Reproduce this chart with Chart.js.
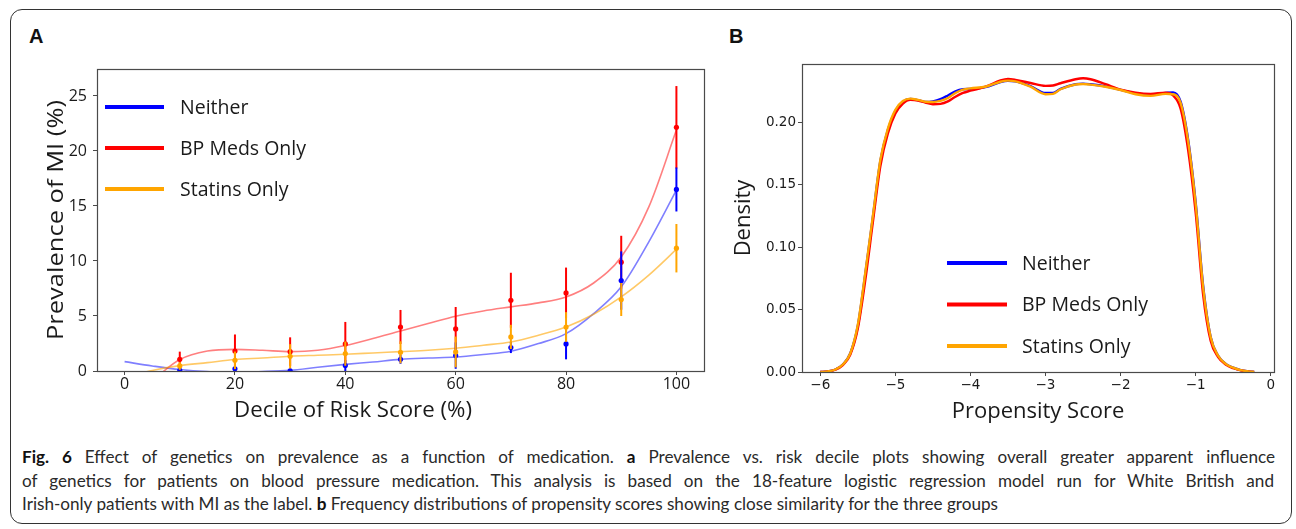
<!DOCTYPE html>
<html><head><meta charset="utf-8">
<script src="https://cdn.jsdelivr.net/npm/chart.js@4/dist/chart.umd.min.js"></script>
<style>
html,body{margin:0;padding:0;background:#fff;}
body{width:1296px;height:529px;position:relative;overflow:hidden;font-family:'Open Sans',sans-serif;}
#frame{position:absolute;left:10px;top:9px;width:1282px;height:515px;border:1.5px solid #333;border-radius:12px;box-sizing:border-box;}
.panel{position:absolute;font-family:'Liberation Sans',Arial,sans-serif;font-weight:bold;font-size:20px;color:#111;line-height:20px;}
canvas{position:absolute;}
.cap{position:absolute;left:22px;white-space:nowrap;font-family:'Lato',sans-serif;font-size:17.5px;line-height:22px;color:#2a2a2a;transform-origin:0 0;}
.cap b{color:#111;}
</style></head><body>
<div id="frame"></div>
<div class="panel" style="left:29px;top:26px;">A</div>
<div class="panel" style="left:729px;top:26px;">B</div>
<canvas id="cA" width="720" height="440" style="left:0;top:0;"></canvas>
<canvas id="cB" width="576" height="440" style="left:720px;top:0;"></canvas>
<div class="cap" id="l1" style="top:446px;"><b>Fig. 6</b> Effect of genetics on prevalence as a function of medication. <b>a</b> Prevalence vs. risk decile plots showing overall greater apparent influence</div>
<div class="cap" id="l2" style="top:470px;">of genetics for patients on blood pressure medication. This analysis is based on the 18-feature logistic regression model run for White British and</div>
<div class="cap" id="l3" style="top:493px;">Irish-only patients with MI as the label. <b>b</b> Frequency distributions of propensity scores showing close similarity for the three groups</div>
<script>
// ---------- Data: panel A ----------
const seriesNames = ['Neither', 'BP Meds Only', 'Statins Only'];
const deciles = [10, 20, 30, 40, 50, 60, 70, 80, 90, 100];
const neitherPrev = [0.06, 0.2, 0.02, 0.49, 1.06, 1.4, 2.13, 2.46, 8.22, 16.5];
const neitherErr  = [0.15, 0.3, 0.2, 0.5, 0.4, 1.2, 0.5, 1.4, 2.65, 2.0];
const bpPrev      = [1.06, 1.82, 1.76, 2.46, 4.0, 3.82, 6.43, 7.1, 9.89, 22.15];
const bpErr       = [0.7, 1.5, 1.3, 2.0, 1.55, 2.0, 2.5, 2.3, 2.4, 3.75];
const statinPrev  = [0.46, 0.97, 1.34, 1.58, 1.7, 1.73, 3.1, 4.0, 6.5, 11.16];
const statinErr   = [0.35, 0.8, 1.1, 1.1, 1.0, 1.4, 1.1, 1.35, 1.5, 2.2];
const fitX        = [0, 5, 10, 15, 20, 25, 30, 35, 40, 45, 50, 55, 60, 65, 70, 75, 80, 85, 90, 95, 100];
const neitherFit  = [0.85, 0.46, 0.13, -0.05, -0.1, -0.05, 0.06, 0.34, 0.6, 0.82, 1.06, 1.18, 1.27, 1.5, 1.79, 2.49, 3.4, 5.22, 7.65, 11.74, 16.44];
const bpFit       = [-3.0, -0.9, 1.04, 1.82, 1.97, 1.88, 1.76, 1.88, 2.31, 2.95, 3.64, 4.31, 4.98, 5.46, 5.83, 6.19, 6.73, 8.0, 10.37, 14.92, 21.9];
const statinFit   = [-0.6, 0.05, 0.49, 0.76, 1.04, 1.18, 1.34, 1.43, 1.52, 1.64, 1.76, 1.88, 2.07, 2.34, 2.64, 3.25, 4.0, 5.16, 6.73, 8.71, 11.05];
const decileTicks = [0, 20, 40, 60, 80, 100];
const prevTicks   = [0, 5, 10, 15, 20, 25];

// ---------- Data: panel B ----------
const scoreX = [-6.0,-5.9,-5.8,-5.7,-5.6,-5.5,-5.4,-5.3,-5.2,-5.1,-5.0,-4.9,-4.8,-4.7,-4.6,-4.5,-4.4,-4.3,-4.2,-4.1,-4.0,-3.8,-3.6,-3.5,-3.4,-3.2,-3.0,-2.9,-2.8,-2.6,-2.5,-2.4,-2.2,-2.0,-1.8,-1.6,-1.4,-1.3,-1.2,-1.1,-1.0,-0.9,-0.8,-0.7,-0.6,-0.5,-0.4,-0.3,-0.22];
const neitherDens = [0,0.0005,0.002,0.006,0.015,0.037,0.079,0.124,0.169,0.194,0.209,0.2165,0.2187,0.2178,0.2163,0.2168,0.2185,0.2215,0.2248,0.2265,0.2268,0.2282,0.2322,0.2332,0.2328,0.229,0.2235,0.2235,0.2268,0.2305,0.231,0.2305,0.2288,0.226,0.2232,0.222,0.2235,0.224,0.2165,0.186,0.136,0.069,0.028,0.013,0.0065,0.0035,0.0015,0.0005,0];
const bpDens      = [0,0.0004,0.0018,0.0055,0.014,0.035,0.074,0.12,0.165,0.191,0.207,0.215,0.218,0.2175,0.2158,0.2145,0.2148,0.2168,0.2205,0.2235,0.2253,0.2285,0.2335,0.2347,0.234,0.2315,0.2292,0.2295,0.2313,0.2345,0.2353,0.2345,0.2305,0.2262,0.2238,0.2228,0.2238,0.2215,0.211,0.178,0.128,0.062,0.025,0.012,0.006,0.003,0.0013,0.0004,0];
const statinDens  = [0,0.0005,0.002,0.006,0.015,0.038,0.08,0.125,0.17,0.195,0.21,0.217,0.219,0.218,0.2165,0.2163,0.2172,0.2195,0.2235,0.2262,0.2272,0.2285,0.2325,0.2334,0.2328,0.2285,0.2225,0.2228,0.2265,0.2303,0.2307,0.2302,0.2285,0.2259,0.2225,0.2212,0.2228,0.2225,0.2155,0.185,0.135,0.068,0.028,0.013,0.0065,0.0035,0.0015,0.0005,0];
const scoreTicks   = [-6, -5, -4, -3, -2, -1, 0];
const densityTicks = [0, 0.05, 0.10, 0.15, 0.20];

// ---------- styling ----------
const solid = ['#0000ff', '#ff0000', '#ffa500'];
const faded = ['rgba(0,0,255,0.5)', 'rgba(255,0,0,0.5)', 'rgba(255,165,0,0.6)'];
const FRAME = '#4a4a4a';
const TEXT = '#1a1a1a';

const pairs = (xs, ys) => xs.map((x, k) => ({x, y: ys[k]}));

const framePlugin = {
  id: 'frame',
  afterDraw(chart) {
    const {ctx, chartArea: a} = chart;
    ctx.save();
    ctx.strokeStyle = FRAME; ctx.lineWidth = 1.2;
    ctx.strokeRect(Math.round(a.left) + 0.5, Math.round(a.top) + 0.5, Math.round(a.right - a.left), Math.round(a.bottom - a.top));
    ctx.restore();
  }
};
const errPlugin = {
  id: 'errbars',
  beforeDatasetDraw(chart, args) {
    const ds = chart.data.datasets[args.index];
    if (!ds.errors) return;
    const {ctx, chartArea: a} = chart;
    const xs = chart.scales.x, ys = chart.scales.y;
    ctx.save();
    ctx.beginPath(); ctx.rect(a.left, a.top, a.right - a.left, a.bottom - a.top); ctx.clip();
    ctx.strokeStyle = ds.barColor; ctx.lineWidth = 2;
    ds.data.forEach((p, k) => {
      const e = ds.errors[k];
      const x = xs.getPixelForValue(p.x);
      ctx.beginPath();
      ctx.moveTo(x, ys.getPixelForValue(p.y - e));
      ctx.lineTo(x, ys.getPixelForValue(p.y + e));
      ctx.stroke();
    });
    ctx.restore();
  }
};
const legendPlugin = {
  id: 'inLegend',
  afterDraw(chart, args, o) {
    if (!o || !o.items) return;
    const ctx = chart.ctx;
    ctx.save();
    o.items.forEach((it, i) => {
      const y = o.y0 + i * o.dy;
      ctx.strokeStyle = it.color; ctx.lineWidth = o.lw; ctx.lineCap = 'butt';
      ctx.beginPath(); ctx.moveTo(o.x0, y); ctx.lineTo(o.x0 + o.len, y); ctx.stroke();
      ctx.fillStyle = TEXT; ctx.font = o.font; ctx.textBaseline = 'middle'; ctx.textAlign = 'left';
      ctx.fillText(it.label, o.tx, y + 1);
    });
    ctx.restore();
  }
};
// free-positioned axis titles (panel A's titles sit off the axis centre in the reference)
const titlePlugin = {
  id: 'freeTitles',
  afterDraw(chart, args, o) {
    if (!o || !o.items) return;
    const ctx = chart.ctx;
    o.items.forEach(t => {
      ctx.save();
      ctx.translate(t.x, t.y);
      if (t.rot) ctx.rotate(t.rot);
      ctx.font = t.font; ctx.fillStyle = TEXT; ctx.textAlign = 'center'; ctx.textBaseline = 'middle';
      const w = ctx.measureText(t.text).width;
      if (t.len) ctx.scale(t.len / w, 1);
      ctx.fillText(t.text, 0, 0);
      ctx.restore();
    });
  }
};

function setTicks(values) { return s => { s.ticks = values.map(v => ({value: v})); }; }

// ---------- Panel A ----------
function fitDs(i, vals) {
  return {label: seriesNames[i] + ' fit', data: pairs(fitX, vals), showLine: true, borderColor: faded[i],
    borderWidth: 1.6, pointRadius: 0, cubicInterpolationMode: 'monotone', fill: false, clip: 0};
}
function ptsDs(i, vals, errs) {
  return {label: seriesNames[i], data: pairs(deciles, vals), errors: errs, barColor: solid[i], showLine: false,
    pointRadius: 2.6, pointBackgroundColor: solid[i], pointBorderColor: solid[i], pointBorderWidth: 0, clip: 0};
}
const fontA = {family: "'Open Sans', sans-serif"};
new Chart(document.getElementById('cA'), {
  type: 'scatter',
  data: {datasets: [
    ptsDs(2, statinPrev, statinErr), ptsDs(0, neitherPrev, neitherErr), ptsDs(1, bpPrev, bpErr),
    fitDs(2, statinFit), fitDs(1, bpFit), fitDs(0, neitherFit)
  ]},
  plugins: [errPlugin, framePlugin, legendPlugin, titlePlugin],
  options: {
    responsive: false, animation: false, devicePixelRatio: 1,
    layout: {padding: {top: 69, right: 16, left: 0, bottom: 0}},
    plugins: {legend: {display: false}, tooltip: {enabled: false},
      inLegend: {items: seriesNames.map((n, i) => ({label: n, color: solid[i]})),
        x0: 105, len: 59, tx: 180, y0: 107, dy: 41, lw: 4, font: "19.5px 'Open Sans', sans-serif"},
      freeTitles: {items: [
        {text: 'Decile of Risk Score (%)', x: 353, y: 411, font: "22px 'Open Sans', sans-serif", len: 238},
        {text: 'Prevalence of MI (%)', x: 57, y: 220, rot: -Math.PI / 2, font: "22px 'Open Sans', sans-serif", len: 240}
      ]}},
    scales: {
      x: {type: 'linear', min: -5, max: 105, afterBuildTicks: setTicks(decileTicks),
        afterFit: s => { s.height = 69; },
        grid: {drawOnChartArea: false, drawTicks: true, tickLength: 4, tickColor: FRAME},
        border: {display: false},
        ticks: {color: TEXT, padding: 0, font: {...fontA, size: 16}, maxRotation: 0}},
      y: {type: 'linear', min: 0, max: 27.45, afterBuildTicks: setTicks(prevTicks),
        afterFit: s => { s.width = 97; },
        grid: {drawOnChartArea: false, drawTicks: true, tickLength: 4, tickColor: FRAME},
        border: {display: false},
        ticks: {color: TEXT, padding: 6, font: {...fontA, size: 16}}}
    }
  }
});

// ---------- Panel B ----------
function densDs(i, vals) {
  return {label: seriesNames[i], data: pairs(scoreX, vals), showLine: true, borderColor: solid[i],
    borderWidth: 2.4, pointRadius: 0, cubicInterpolationMode: 'monotone', fill: false, clip: 0};
}
const tickB = {family: "'DejaVu Sans', sans-serif", size: 13.5};
new Chart(document.getElementById('cB'), {
  type: 'scatter',
  data: {datasets: [densDs(2, statinDens), densDs(1, bpDens), densDs(0, neitherDens)]},
  plugins: [framePlugin, legendPlugin],
  options: {
    responsive: false, animation: false, devicePixelRatio: 1,
    layout: {padding: {top: 64, right: 22, left: 0, bottom: 0}},
    plugins: {legend: {display: false}, tooltip: {enabled: false},
      inLegend: {items: seriesNames.map((n, i) => ({label: n, color: solid[i]})),
        x0: 227, len: 60, tx: 302, y0: 263, dy: 41.5, lw: 4, font: "19.5px 'Open Sans', sans-serif"}},
    scales: {
      x: {type: 'linear', min: -6.244, max: 0.044, afterBuildTicks: setTicks(scoreTicks),
        afterFit: s => { s.height = 68; },
        grid: {drawOnChartArea: false, drawTicks: true, tickLength: 4, tickColor: FRAME},
        border: {display: false},
        ticks: {color: TEXT, padding: 1, font: tickB, maxRotation: 0,
          callback: v => (v < 0 ? '\u2212' + Math.abs(v) : String(v))},
        title: {display: true, text: 'Propensity Score', color: TEXT, font: {...fontA, size: 22}, padding: {top: 0, bottom: 15}}},
      y: {type: 'linear', min: 0, max: 0.2467, afterBuildTicks: setTicks(densityTicks),
        afterFit: s => { s.width = 82; },
        grid: {drawOnChartArea: false, drawTicks: true, tickLength: 4, tickColor: FRAME},
        border: {display: false},
        ticks: {color: TEXT, padding: 2, font: tickB, callback: v => v.toFixed(2)},
        title: {display: true, text: 'Density', color: TEXT, font: {...fontA, size: 22}, padding: {top: 11, bottom: 0}}}
    }
  }
});

// ---------- caption: condensed uniformly, lines 1-2 justified ----------
(function () {
  const l1 = document.getElementById('l1'), l2 = document.getElementById('l2'), l3 = document.getElementById('l3');
  const s = 976 / l3.getBoundingClientRect().width;
  [[l1, 1253], [l2, 1252]].forEach(([el, w]) => {
    const cur = el.getBoundingClientRect().width;
    const n = (el.textContent.match(/ /g) || []).length;
    el.style.wordSpacing = ((w / s - cur) / n) + 'px';
  });
  [l1, l2, l3].forEach(el => { el.style.transform = 'scaleX(' + s + ')'; });
})();
</script>
</body></html>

+ + + +

* **AIM OF THE TASK**:
Write out every line of the listing that holds the word "with".

* **WRITTEN ANSWER**:
Reproduce this chart with Chart.js.
<div class="cap" id="l3" style="top:493px;">Irish-only patients with MI as the label. <b>b</b> Frequency distributions of propensity scores showing close similarity for the three groups</div>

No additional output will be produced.